#### Information given

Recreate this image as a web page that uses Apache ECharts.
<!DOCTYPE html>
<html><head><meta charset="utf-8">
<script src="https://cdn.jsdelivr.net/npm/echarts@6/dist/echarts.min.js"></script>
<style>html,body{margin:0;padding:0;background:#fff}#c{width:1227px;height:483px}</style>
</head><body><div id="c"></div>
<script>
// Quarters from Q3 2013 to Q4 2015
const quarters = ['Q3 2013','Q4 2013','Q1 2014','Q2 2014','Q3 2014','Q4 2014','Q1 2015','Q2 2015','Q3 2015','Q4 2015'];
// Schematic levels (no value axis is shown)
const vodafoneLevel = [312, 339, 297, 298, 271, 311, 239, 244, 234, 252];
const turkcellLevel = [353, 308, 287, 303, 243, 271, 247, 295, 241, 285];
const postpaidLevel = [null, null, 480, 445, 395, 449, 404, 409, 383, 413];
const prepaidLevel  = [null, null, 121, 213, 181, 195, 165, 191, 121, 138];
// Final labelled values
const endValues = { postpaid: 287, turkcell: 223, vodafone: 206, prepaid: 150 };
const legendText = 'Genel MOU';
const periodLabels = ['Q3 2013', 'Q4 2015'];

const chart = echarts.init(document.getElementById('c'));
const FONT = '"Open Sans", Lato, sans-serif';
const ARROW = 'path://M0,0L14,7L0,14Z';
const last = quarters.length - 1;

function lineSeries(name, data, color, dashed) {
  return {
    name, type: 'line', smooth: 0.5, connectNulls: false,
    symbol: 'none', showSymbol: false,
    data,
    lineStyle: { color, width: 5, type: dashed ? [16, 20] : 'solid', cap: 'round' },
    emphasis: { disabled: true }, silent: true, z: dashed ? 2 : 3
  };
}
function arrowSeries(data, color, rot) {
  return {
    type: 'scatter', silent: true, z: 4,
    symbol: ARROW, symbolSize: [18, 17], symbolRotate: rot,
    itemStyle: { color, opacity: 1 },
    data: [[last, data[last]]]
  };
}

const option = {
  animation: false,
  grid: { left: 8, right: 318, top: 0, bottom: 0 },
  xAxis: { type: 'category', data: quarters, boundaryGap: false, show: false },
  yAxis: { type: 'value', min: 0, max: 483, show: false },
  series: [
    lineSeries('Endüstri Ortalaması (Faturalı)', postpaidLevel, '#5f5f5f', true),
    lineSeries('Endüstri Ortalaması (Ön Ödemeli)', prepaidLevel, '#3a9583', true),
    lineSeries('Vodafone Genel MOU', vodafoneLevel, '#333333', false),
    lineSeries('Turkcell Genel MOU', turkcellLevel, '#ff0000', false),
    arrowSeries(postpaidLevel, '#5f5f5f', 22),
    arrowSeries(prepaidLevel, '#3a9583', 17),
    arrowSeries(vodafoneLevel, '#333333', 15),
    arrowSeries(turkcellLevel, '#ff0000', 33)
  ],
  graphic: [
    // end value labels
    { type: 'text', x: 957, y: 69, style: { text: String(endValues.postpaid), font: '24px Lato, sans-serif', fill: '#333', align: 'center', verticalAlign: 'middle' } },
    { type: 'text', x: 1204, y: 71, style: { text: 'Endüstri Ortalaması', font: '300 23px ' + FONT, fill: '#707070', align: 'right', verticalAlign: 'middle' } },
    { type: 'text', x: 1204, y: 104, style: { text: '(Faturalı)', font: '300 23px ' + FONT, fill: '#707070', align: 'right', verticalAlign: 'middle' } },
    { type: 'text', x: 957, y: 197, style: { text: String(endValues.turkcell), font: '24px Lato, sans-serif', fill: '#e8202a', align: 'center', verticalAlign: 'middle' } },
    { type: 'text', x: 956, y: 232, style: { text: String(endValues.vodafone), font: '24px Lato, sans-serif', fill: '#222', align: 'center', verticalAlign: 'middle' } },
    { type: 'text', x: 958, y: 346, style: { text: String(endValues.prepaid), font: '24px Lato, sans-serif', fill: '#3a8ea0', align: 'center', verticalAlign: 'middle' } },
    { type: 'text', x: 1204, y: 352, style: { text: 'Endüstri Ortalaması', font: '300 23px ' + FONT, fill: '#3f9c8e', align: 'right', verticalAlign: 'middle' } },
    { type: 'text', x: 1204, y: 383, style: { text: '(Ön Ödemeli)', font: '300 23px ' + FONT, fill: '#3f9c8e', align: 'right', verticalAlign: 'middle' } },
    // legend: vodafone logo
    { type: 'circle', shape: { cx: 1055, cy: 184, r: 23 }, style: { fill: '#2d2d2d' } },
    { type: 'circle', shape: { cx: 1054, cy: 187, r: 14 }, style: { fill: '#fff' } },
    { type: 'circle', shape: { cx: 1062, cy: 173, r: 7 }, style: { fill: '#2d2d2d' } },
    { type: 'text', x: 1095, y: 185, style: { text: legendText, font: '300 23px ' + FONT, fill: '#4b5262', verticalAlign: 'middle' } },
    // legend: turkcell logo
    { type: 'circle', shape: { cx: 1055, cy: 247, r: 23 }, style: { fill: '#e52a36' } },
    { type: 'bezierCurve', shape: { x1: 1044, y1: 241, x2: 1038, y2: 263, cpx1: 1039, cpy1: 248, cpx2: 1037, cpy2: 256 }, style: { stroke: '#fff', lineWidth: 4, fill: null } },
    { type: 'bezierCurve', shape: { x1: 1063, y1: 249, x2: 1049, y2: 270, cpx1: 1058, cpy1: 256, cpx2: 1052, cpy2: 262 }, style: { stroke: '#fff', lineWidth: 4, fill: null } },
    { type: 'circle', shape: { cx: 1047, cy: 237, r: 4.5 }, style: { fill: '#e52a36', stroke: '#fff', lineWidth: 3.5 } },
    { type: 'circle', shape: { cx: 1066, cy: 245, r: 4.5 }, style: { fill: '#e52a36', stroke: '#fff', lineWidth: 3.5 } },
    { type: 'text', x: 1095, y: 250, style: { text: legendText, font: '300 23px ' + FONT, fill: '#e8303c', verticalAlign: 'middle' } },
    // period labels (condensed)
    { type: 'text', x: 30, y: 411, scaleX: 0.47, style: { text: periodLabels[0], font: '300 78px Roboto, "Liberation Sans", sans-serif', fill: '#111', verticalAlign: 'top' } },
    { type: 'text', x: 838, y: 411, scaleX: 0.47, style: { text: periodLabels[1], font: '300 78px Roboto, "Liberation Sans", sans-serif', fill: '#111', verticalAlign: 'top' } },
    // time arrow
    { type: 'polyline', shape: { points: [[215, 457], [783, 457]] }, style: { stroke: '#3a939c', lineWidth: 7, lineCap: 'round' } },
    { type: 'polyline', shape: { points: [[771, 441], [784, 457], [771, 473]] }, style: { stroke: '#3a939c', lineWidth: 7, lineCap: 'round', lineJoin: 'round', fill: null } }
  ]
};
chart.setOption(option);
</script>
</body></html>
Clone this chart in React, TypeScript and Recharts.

########

Required task: Reproduce all of the entries word for word.

Problem solution:
Recreate this image as a web page that uses Apache ECharts.
<!DOCTYPE html>
<html><head><meta charset="utf-8">
<script src="https://cdn.jsdelivr.net/npm/echarts@6/dist/echarts.min.js"></script>
<style>html,body{margin:0;padding:0;background:#fff}#c{width:1227px;height:483px}</style>
</head><body><div id="c"></div>
<script>
// Quarters from Q3 2013 to Q4 2015
const quarters = ['Q3 2013','Q4 2013','Q1 2014','Q2 2014','Q3 2014','Q4 2014','Q1 2015','Q2 2015','Q3 2015','Q4 2015'];
// Schematic levels (no value axis is shown)
const vodafoneLevel = [312, 339, 297, 298, 271, 311, 239, 244, 234, 252];
const turkcellLevel = [353, 308, 287, 303, 243, 271, 247, 295, 241, 285];
const postpaidLevel = [null, null, 480, 445, 395, 449, 404, 409, 383, 413];
const prepaidLevel  = [null, null, 121, 213, 181, 195, 165, 191, 121, 138];
// Final labelled values
const endValues = { postpaid: 287, turkcell: 223, vodafone: 206, prepaid: 150 };
const legendText = 'Genel MOU';
const periodLabels = ['Q3 2013', 'Q4 2015'];

const chart = echarts.init(document.getElementById('c'));
const FONT = '"Open Sans", Lato, sans-serif';
const ARROW = 'path://M0,0L14,7L0,14Z';
const last = quarters.length - 1;

function lineSeries(name, data, color, dashed) {
  return {
    name, type: 'line', smooth: 0.5, connectNulls: false,
    symbol: 'none', showSymbol: false,
    data,
    lineStyle: { color, width: 5, type: dashed ? [16, 20] : 'solid', cap: 'round' },
    emphasis: { disabled: true }, silent: true, z: dashed ? 2 : 3
  };
}
function arrowSeries(data, color, rot) {
  return {
    type: 'scatter', silent: true, z: 4,
    symbol: ARROW, symbolSize: [18, 17], symbolRotate: rot,
    itemStyle: { color, opacity: 1 },
    data: [[last, data[last]]]
  };
}

const option = {
  animation: false,
  grid: { left: 8, right: 318, top: 0, bottom: 0 },
  xAxis: { type: 'category', data: quarters, boundaryGap: false, show: false },
  yAxis: { type: 'value', min: 0, max: 483, show: false },
  series: [
    lineSeries('Endüstri Ortalaması (Faturalı)', postpaidLevel, '#5f5f5f', true),
    lineSeries('Endüstri Ortalaması (Ön Ödemeli)', prepaidLevel, '#3a9583', true),
    lineSeries('Vodafone Genel MOU', vodafoneLevel, '#333333', false),
    lineSeries('Turkcell Genel MOU', turkcellLevel, '#ff0000', false),
    arrowSeries(postpaidLevel, '#5f5f5f', 22),
    arrowSeries(prepaidLevel, '#3a9583', 17),
    arrowSeries(vodafoneLevel, '#333333', 15),
    arrowSeries(turkcellLevel, '#ff0000', 33)
  ],
  graphic: [
    // end value labels
    { type: 'text', x: 957, y: 69, style: { text: String(endValues.postpaid), font: '24px Lato, sans-serif', fill: '#333', align: 'center', verticalAlign: 'middle' } },
    { type: 'text', x: 1204, y: 71, style: { text: 'Endüstri Ortalaması', font: '300 23px ' + FONT, fill: '#707070', align: 'right', verticalAlign: 'middle' } },
    { type: 'text', x: 1204, y: 104, style: { text: '(Faturalı)', font: '300 23px ' + FONT, fill: '#707070', align: 'right', verticalAlign: 'middle' } },
    { type: 'text', x: 957, y: 197, style: { text: String(endValues.turkcell), font: '24px Lato, sans-serif', fill: '#e8202a', align: 'center', verticalAlign: 'middle' } },
    { type: 'text', x: 956, y: 232, style: { text: String(endValues.vodafone), font: '24px Lato, sans-serif', fill: '#222', align: 'center', verticalAlign: 'middle' } },
    { type: 'text', x: 958, y: 346, style: { text: String(endValues.prepaid), font: '24px Lato, sans-serif', fill: '#3a8ea0', align: 'center', verticalAlign: 'middle' } },
    { type: 'text', x: 1204, y: 352, style: { text: 'Endüstri Ortalaması', font: '300 23px ' + FONT, fill: '#3f9c8e', align: 'right', verticalAlign: 'middle' } },
    { type: 'text', x: 1204, y: 383, style: { text: '(Ön Ödemeli)', font: '300 23px ' + FONT, fill: '#3f9c8e', align: 'right', verticalAlign: 'middle' } },
    // legend: vodafone logo
    { type: 'circle', shape: { cx: 1055, cy: 184, r: 23 }, style: { fill: '#2d2d2d' } },
    { type: 'circle', shape: { cx: 1054, cy: 187, r: 14 }, style: { fill: '#fff' } },
    { type: 'circle', shape: { cx: 1062, cy: 173, r: 7 }, style: { fill: '#2d2d2d' } },
    { type: 'text', x: 1095, y: 185, style: { text: legendText, font: '300 23px ' + FONT, fill: '#4b5262', verticalAlign: 'middle' } },
    // legend: turkcell logo
    { type: 'circle', shape: { cx: 1055, cy: 247, r: 23 }, style: { fill: '#e52a36' } },
    { type: 'bezierCurve', shape: { x1: 1044, y1: 241, x2: 1038, y2: 263, cpx1: 1039, cpy1: 248, cpx2: 1037, cpy2: 256 }, style: { stroke: '#fff', lineWidth: 4, fill: null } },
    { type: 'bezierCurve', shape: { x1: 1063, y1: 249, x2: 1049, y2: 270, cpx1: 1058, cpy1: 256, cpx2: 1052, cpy2: 262 }, style: { stroke: '#fff', lineWidth: 4, fill: null } },
    { type: 'circle', shape: { cx: 1047, cy: 237, r: 4.5 }, style: { fill: '#e52a36', stroke: '#fff', lineWidth: 3.5 } },
    { type: 'circle', shape: { cx: 1066, cy: 245, r: 4.5 }, style: { fill: '#e52a36', stroke: '#fff', lineWidth: 3.5 } },
    { type: 'text', x: 1095, y: 250, style: { text: legendText, font: '300 23px ' + FONT, fill: '#e8303c', verticalAlign: 'middle' } },
    // period labels (condensed)
    { type: 'text', x: 30, y: 411, scaleX: 0.47, style: { text: periodLabels[0], font: '300 78px Roboto, "Liberation Sans", sans-serif', fill: '#111', verticalAlign: 'top' } },
    { type: 'text', x: 838, y: 411, scaleX: 0.47, style: { text: periodLabels[1], font: '300 78px Roboto, "Liberation Sans", sans-serif', fill: '#111', verticalAlign: 'top' } },
    // time arrow
    { type: 'polyline', shape: { points: [[215, 457], [783, 457]] }, style: { stroke: '#3a939c', lineWidth: 7, lineCap: 'round' } },
    { type: 'polyline', shape: { points: [[771, 441], [784, 457], [771, 473]] }, style: { stroke: '#3a939c', lineWidth: 7, lineCap: 'round', lineJoin: 'round', fill: null } }
  ]
};
chart.setOption(option);
</script>
</body></html>
Clone this chart in React, TypeScript and Recharts.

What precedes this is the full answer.